Turning to the microphone, this is an important sensor that allows us to detect audio from radio, TV and other media sources that contain an audio stream. For example, video advertising on Facebook and YouTube. Think how the Shazam application works; our application, known as MediaCell, is similar but always on. The principle behind it is that if the video content is audible within certain parameters we can assume the user of the device has had an opportunity to see the video ad or piece of content.

The benefits of using these sensors as measurement mechanisms are they are 100 per cent passive. Once installed, minimal effort is required from the participant to collect the data. We have, in our own research and development, seen advertising have an impact even when consumers are unable to recall seeing an ad, but we know electronically they have been exposed, and we have identified brand lift with this group in some of our studies.

Going forward, smartphone and smart devices offer enormous potential, in particular with the growth of wearable technologies, including smart wrist bands, smart visual equipment and home monitoring solutions. This brings the potential to go significantly beyond measuring behaviours and also measure the emotional response to communications, an area of research often termed as neuroscience.

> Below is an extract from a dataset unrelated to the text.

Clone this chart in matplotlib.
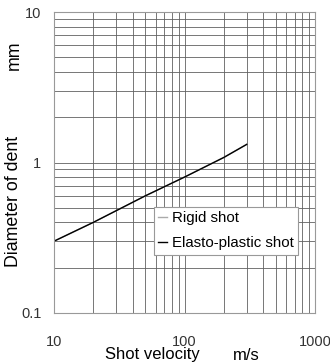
import matplotlib
matplotlib.use('Agg')
import matplotlib.pyplot as plt
from matplotlib.ticker import LogLocator, NullFormatter

plt.rcParams['font.family'] = ['Liberation Sans', 'DejaVu Sans']

velocity = [10, 20, 50, 100, 200, 300]
rigid_dent = [0.30, 0.40, 0.60, 0.80, 1.08, 1.32]
elasto_dent = [0.30, 0.40, 0.60, 0.80, 1.08, 1.32]

x_ticks = [10, 100, 1000]
x_labels = ['10', '100', '1000']
y_ticks = [0.1, 1, 10]
y_labels = ['0.1', '1', '10']

fig = plt.figure(figsize=(3.3, 3.64), dpi=100)
ax = fig.add_axes([54 / 330, 1 - 313 / 364, 261 / 330, 301 / 364])

ax.plot(velocity, rigid_dent, color='#aaaaaa', lw=1.0, label='Rigid shot')
ax.plot(velocity, elasto_dent, color='black', lw=1.0, label='Elasto-plastic shot')

ax.set_xscale('log')
ax.set_yscale('log')
ax.set_xlim(10, 1000)
ax.set_ylim(0.1, 10)
ax.set_xticks(x_ticks)
ax.set_xticklabels(x_labels)
ax.set_yticks(y_ticks)
ax.set_yticklabels(y_labels)
ax.xaxis.set_minor_locator(LogLocator(base=10, subs=range(2, 10)))
ax.yaxis.set_minor_locator(LogLocator(base=10, subs=range(2, 10)))
ax.xaxis.set_minor_formatter(NullFormatter())
ax.yaxis.set_minor_formatter(NullFormatter())
ax.tick_params(which='both', length=0, labelsize=10.5, colors='#333333')
ax.tick_params(axis='x', pad=16)
ax.tick_params(axis='y', pad=9)
ax.grid(True, which='both', color='#606060', lw=0.6)
for s in ax.spines.values():
    s.set_color('#999999')
    s.set_linewidth(0.8)

# axis titles, with the unit set apart as in the original
ax.set_xlabel('Shot velocity', fontsize=12)
ax.xaxis.set_label_coords((152 - 54) / 261, -(355 - 313) / 301)
ax.xaxis.label.set_va('center')
fig.text(246 / 330, 1 - 355 / 364, 'm/s', fontsize=12, ha='center', va='center')

ax.set_ylabel('Diameter of dent', fontsize=12.8)
ax.yaxis.set_label_coords(-(54 - 14) / 261, (313 - 201) / 301)
ax.yaxis.label.set_va('center')
fig.text(14 / 330, 1 - 55 / 364, 'mm', fontsize=12.8, rotation=90,
         ha='center', va='center')

leg = ax.legend(loc='upper left', bbox_to_anchor=(0.383, 0.353), fontsize=10.8,
                frameon=True, fancybox=False, handlelength=0.6, handletextpad=0.3,
                borderpad=0.3, labelspacing=0.75, borderaxespad=0, framealpha=1)
leg.get_frame().set_edgecolor('#999999')
leg.get_frame().set_linewidth(0.8)

fig.savefig('out.png', dpi=100)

One application of this is to use a further sensor, the camera, to record and analyse facial expressions in response to stimuli. Ipsos is deploying this technique, known as facial coding, as standard in its advertising pre-testing solutions around the globe. We have found this region is particularly sensitive to this technique from a privacy viewpoint, especially when it is administered remotely. Biometric responses to stimuli such as heart rate and blood pressure have been used in research studies elsewhere

Despite the multiple possibilities presented by technology, it has been challenging to deploy these measurements at scale to satisfy all information needs. It is not one-size-fits-all, unfortunately, for those in the measurement business. With multiple operating systems come challenges with respect to deploying solutions and minimising impact on the user experience of end users. iOS in particular is a difficult platform for extracting data from the sensors on the device for media measurement purposes. Hence we are also looking a big-data sets such as return path data, census level data from video platforms and data accessed via application program interfaces (APIs, which allow the creation of apps) from social networks to enrich the measurement we can provide. Ultimately, by combining intelligently different data sources while being sensitive to the privacy concerns of end users, we can provide accurate assessments of media consumption patterns and responses to advertising.